## BEGIN SUPPLIED MATERIAL
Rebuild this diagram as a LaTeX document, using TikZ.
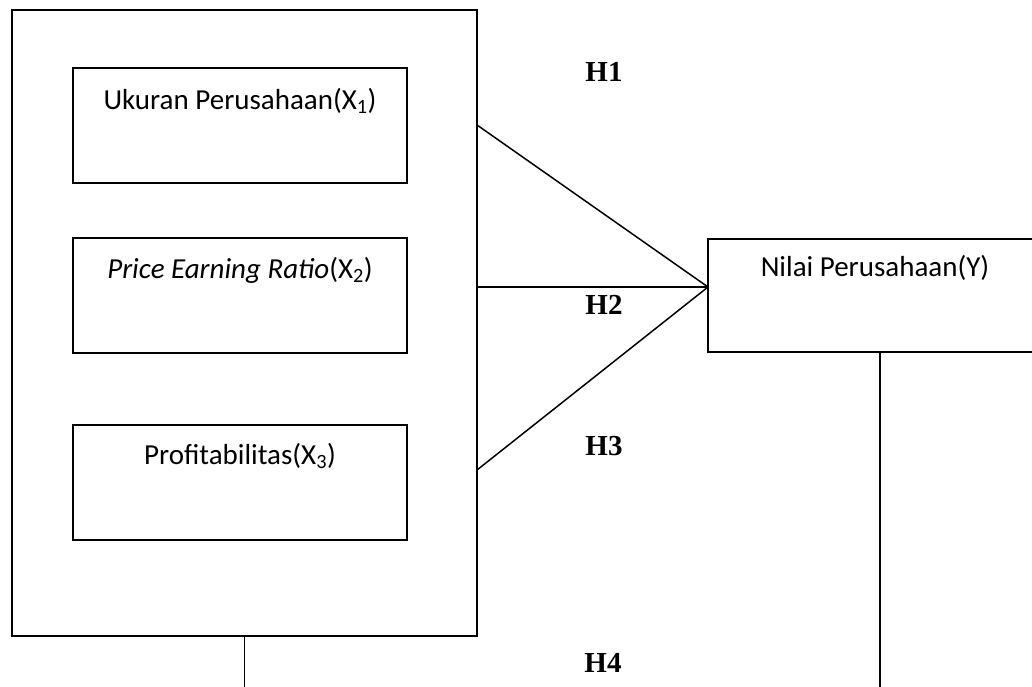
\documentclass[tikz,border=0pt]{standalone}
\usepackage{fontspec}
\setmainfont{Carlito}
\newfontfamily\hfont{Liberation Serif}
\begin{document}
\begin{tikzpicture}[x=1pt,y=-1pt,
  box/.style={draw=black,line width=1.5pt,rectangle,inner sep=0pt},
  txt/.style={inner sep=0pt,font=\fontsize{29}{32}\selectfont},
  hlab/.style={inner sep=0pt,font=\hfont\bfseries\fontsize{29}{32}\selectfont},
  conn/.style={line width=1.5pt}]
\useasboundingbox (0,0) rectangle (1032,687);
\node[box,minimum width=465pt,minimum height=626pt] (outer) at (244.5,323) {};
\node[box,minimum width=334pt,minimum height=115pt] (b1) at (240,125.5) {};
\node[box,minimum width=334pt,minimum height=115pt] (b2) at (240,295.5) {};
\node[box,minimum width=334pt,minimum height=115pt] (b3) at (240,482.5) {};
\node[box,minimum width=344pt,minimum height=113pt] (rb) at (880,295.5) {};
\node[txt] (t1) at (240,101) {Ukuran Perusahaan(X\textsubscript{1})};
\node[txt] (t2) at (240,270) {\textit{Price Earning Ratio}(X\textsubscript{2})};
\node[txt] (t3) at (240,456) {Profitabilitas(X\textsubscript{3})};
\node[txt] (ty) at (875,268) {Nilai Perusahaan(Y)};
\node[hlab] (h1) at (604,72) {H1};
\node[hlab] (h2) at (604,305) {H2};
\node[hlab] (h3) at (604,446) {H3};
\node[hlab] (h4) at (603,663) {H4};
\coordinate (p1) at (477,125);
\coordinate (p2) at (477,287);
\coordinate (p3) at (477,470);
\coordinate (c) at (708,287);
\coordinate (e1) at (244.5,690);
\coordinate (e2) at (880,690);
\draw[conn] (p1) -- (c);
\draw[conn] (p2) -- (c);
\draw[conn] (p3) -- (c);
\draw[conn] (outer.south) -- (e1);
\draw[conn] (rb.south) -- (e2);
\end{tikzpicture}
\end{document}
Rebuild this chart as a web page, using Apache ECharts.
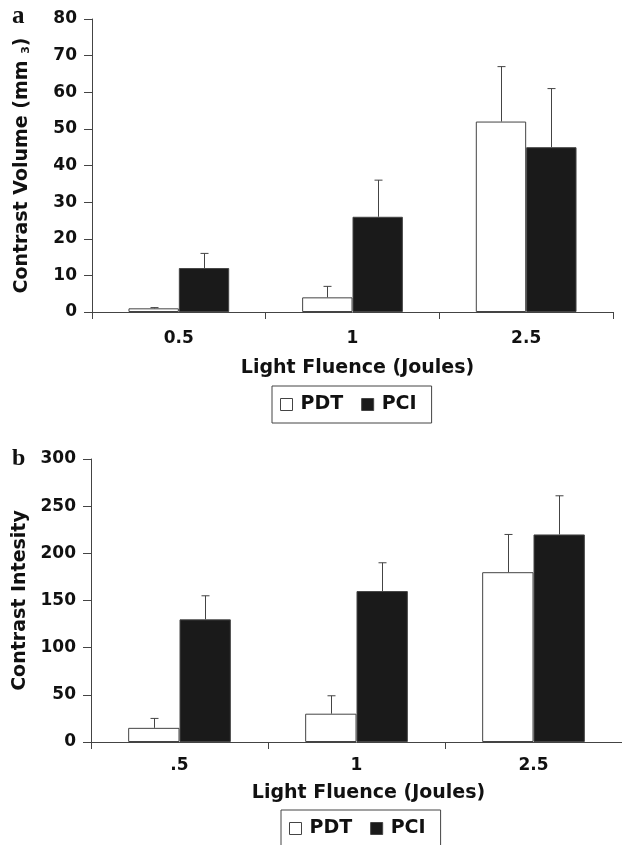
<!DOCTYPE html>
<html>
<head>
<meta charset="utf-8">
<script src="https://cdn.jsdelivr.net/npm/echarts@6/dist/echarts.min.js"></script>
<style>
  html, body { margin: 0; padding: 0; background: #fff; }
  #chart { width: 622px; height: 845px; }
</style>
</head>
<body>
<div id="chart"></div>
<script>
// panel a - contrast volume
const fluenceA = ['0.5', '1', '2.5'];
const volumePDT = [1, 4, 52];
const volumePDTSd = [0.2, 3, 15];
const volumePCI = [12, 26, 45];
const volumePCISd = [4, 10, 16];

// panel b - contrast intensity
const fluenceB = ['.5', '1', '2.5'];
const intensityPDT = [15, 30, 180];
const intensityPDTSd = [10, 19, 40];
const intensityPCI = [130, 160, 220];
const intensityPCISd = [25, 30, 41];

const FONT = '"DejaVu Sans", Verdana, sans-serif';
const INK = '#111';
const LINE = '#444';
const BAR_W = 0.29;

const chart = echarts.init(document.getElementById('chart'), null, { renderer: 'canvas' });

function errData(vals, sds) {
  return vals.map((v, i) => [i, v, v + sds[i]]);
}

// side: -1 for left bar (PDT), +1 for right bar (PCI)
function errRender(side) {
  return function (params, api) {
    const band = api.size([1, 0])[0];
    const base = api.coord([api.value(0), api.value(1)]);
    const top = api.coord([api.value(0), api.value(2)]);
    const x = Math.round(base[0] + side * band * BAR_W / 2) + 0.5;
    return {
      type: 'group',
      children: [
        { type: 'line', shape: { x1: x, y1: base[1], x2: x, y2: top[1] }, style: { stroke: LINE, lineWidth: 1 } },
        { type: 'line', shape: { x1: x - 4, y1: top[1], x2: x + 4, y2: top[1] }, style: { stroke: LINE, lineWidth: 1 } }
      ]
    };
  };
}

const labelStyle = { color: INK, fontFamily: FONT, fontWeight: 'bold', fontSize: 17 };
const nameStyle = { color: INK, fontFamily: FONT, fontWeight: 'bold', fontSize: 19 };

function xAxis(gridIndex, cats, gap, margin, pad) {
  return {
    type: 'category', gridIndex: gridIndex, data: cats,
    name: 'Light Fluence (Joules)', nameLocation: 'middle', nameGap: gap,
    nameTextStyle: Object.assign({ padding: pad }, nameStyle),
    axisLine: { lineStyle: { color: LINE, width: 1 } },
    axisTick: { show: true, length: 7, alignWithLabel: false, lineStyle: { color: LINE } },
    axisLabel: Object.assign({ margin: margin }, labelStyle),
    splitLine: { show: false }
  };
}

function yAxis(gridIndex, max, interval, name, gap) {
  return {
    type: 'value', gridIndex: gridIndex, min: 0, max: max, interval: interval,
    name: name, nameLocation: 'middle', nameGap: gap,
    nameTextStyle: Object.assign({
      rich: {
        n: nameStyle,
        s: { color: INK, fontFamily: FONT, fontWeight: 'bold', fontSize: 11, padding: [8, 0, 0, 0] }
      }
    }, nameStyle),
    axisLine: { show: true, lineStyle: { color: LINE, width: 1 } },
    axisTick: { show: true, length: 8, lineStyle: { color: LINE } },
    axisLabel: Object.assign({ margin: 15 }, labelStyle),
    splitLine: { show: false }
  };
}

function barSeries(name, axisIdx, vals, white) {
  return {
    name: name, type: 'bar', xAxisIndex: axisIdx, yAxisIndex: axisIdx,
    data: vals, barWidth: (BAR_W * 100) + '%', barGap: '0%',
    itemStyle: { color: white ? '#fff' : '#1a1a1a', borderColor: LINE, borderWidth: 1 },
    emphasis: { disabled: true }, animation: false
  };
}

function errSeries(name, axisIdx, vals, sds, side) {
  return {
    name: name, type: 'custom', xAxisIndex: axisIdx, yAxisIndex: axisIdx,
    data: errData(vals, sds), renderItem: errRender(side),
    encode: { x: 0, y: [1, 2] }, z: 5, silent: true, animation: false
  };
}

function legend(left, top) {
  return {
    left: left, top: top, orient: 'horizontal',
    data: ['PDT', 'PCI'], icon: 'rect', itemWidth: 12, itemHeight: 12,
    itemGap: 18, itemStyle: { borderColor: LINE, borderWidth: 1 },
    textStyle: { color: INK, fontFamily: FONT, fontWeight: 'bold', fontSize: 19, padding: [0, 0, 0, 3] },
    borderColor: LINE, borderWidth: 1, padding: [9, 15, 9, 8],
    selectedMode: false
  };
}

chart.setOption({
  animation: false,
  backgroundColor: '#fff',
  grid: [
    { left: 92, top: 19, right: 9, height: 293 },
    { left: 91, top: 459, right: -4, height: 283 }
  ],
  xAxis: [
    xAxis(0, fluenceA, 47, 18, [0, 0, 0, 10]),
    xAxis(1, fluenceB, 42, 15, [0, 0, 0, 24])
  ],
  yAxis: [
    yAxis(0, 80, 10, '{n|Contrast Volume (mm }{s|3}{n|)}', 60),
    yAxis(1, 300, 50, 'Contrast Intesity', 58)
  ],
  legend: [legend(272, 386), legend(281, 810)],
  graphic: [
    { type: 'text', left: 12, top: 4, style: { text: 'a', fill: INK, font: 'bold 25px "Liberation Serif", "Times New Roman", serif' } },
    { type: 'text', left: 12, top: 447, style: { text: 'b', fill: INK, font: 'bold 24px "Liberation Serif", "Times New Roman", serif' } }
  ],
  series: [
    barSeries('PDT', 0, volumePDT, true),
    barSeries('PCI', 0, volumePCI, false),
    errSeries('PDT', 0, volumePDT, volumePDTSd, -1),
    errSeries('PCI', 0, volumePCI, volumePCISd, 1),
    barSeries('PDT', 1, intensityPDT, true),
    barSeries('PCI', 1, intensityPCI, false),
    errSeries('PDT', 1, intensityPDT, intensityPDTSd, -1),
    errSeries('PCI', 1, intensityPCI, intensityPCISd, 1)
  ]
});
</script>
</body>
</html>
## END SUPPLIED MATERIAL
## BEGIN SUPPLIED MATERIAL
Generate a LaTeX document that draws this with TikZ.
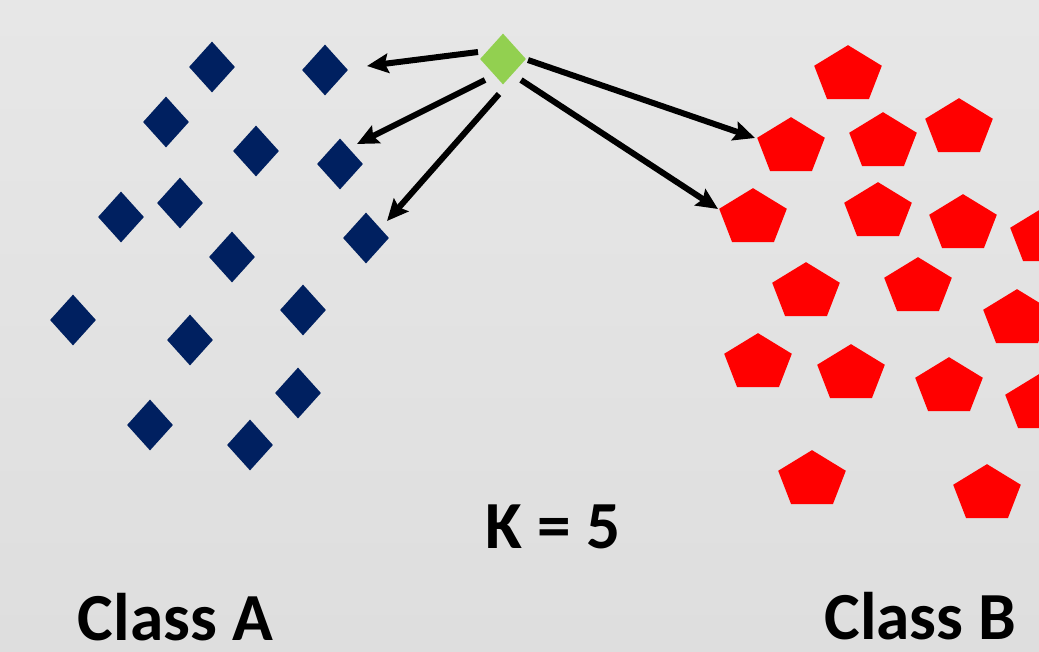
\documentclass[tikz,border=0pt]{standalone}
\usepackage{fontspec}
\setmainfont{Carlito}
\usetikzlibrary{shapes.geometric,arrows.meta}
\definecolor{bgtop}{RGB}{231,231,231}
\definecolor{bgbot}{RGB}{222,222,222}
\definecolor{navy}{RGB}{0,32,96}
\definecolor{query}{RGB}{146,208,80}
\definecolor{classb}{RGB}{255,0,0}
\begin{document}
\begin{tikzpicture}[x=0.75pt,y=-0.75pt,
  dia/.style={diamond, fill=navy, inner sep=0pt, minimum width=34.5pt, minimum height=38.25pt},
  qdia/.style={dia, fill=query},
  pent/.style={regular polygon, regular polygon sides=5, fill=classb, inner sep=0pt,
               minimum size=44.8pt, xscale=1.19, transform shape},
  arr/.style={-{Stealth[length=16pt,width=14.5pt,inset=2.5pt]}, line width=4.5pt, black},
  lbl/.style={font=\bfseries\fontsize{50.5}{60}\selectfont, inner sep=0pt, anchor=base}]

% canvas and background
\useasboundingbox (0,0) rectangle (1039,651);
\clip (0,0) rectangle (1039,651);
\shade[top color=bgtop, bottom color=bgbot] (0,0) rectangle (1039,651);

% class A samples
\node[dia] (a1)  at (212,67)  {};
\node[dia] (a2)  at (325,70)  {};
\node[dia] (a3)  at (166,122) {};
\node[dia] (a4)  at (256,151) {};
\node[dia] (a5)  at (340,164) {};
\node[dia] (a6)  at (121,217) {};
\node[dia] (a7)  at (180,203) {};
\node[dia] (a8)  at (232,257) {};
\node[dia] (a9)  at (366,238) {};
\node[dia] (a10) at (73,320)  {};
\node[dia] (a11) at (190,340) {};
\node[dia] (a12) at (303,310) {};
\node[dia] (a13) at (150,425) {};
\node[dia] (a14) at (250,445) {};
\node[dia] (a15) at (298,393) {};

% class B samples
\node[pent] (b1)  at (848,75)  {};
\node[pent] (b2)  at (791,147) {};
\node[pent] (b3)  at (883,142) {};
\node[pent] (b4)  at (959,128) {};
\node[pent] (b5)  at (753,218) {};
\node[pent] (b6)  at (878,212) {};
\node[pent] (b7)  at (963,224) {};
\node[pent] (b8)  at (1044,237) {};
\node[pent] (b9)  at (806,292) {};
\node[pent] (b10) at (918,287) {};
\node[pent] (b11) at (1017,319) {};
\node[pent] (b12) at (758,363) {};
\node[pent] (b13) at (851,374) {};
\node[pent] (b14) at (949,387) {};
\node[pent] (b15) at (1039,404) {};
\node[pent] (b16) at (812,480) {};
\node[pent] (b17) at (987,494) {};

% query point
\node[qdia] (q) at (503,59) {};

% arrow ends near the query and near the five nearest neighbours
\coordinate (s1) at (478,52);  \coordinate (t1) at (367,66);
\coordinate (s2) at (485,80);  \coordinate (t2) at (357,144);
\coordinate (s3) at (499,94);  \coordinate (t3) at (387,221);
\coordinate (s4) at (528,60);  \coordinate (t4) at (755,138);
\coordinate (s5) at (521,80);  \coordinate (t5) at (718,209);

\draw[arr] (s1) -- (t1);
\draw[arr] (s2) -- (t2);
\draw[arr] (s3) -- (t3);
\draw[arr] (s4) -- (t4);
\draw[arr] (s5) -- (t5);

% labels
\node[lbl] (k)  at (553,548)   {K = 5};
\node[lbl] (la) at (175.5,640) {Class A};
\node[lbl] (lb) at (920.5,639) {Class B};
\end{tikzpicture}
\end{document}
## END SUPPLIED MATERIAL
## BEGIN SUPPLIED MATERIAL
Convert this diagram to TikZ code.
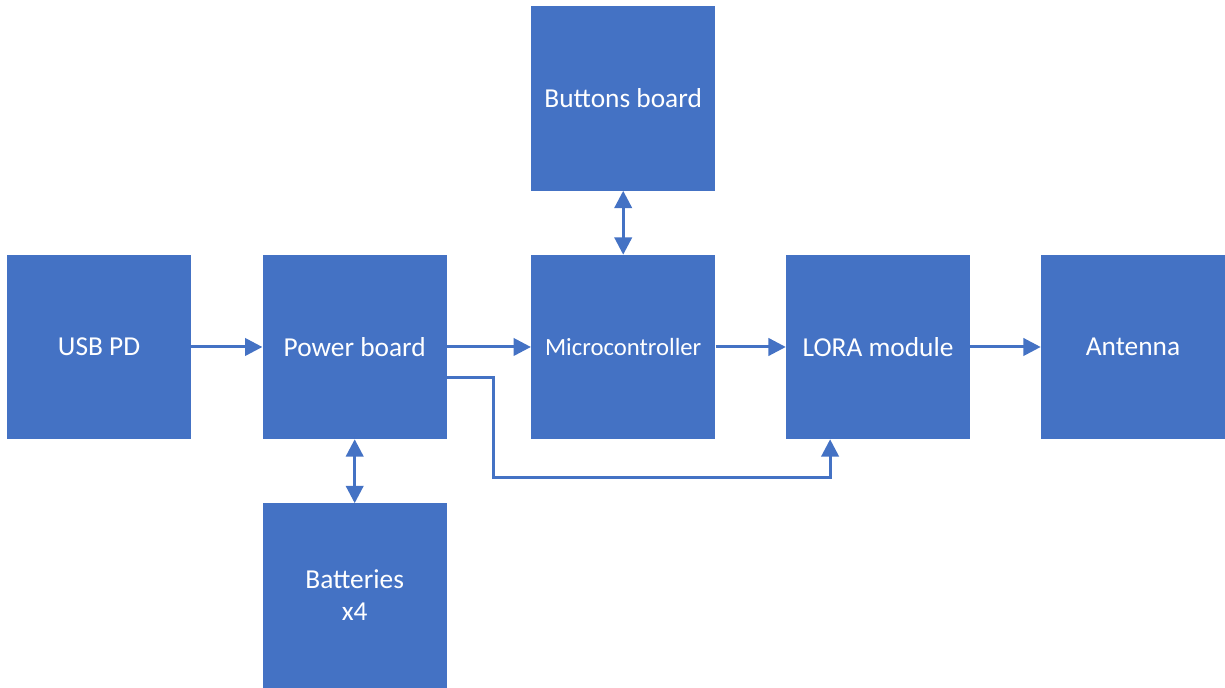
## END SUPPLIED MATERIAL
§ BRIEF: Word for word, restate the lines beginning with the one that has "Rebuild this chart" and ending with the one that has "const volumePCISd = [4, 10, 16];". Keep both ends and skip any pictures.

§ WRITTEN REPLY:
Rebuild this chart as a web page, using Apache ECharts.
<!DOCTYPE html>
<html>
<head>
<meta charset="utf-8">
<script src="https://cdn.jsdelivr.net/npm/echarts@6/dist/echarts.min.js"></script>
<style>
  html, body { margin: 0; padding: 0; background: #fff; }
  #chart { width: 622px; height: 845px; }
</style>
</head>
<body>
<div id="chart"></div>
<script>
// panel a - contrast volume
const fluenceA = ['0.5', '1', '2.5'];
const volumePDT = [1, 4, 52];
const volumePDTSd = [0.2, 3, 15];
const volumePCI = [12, 26, 45];
const volumePCISd = [4, 10, 16];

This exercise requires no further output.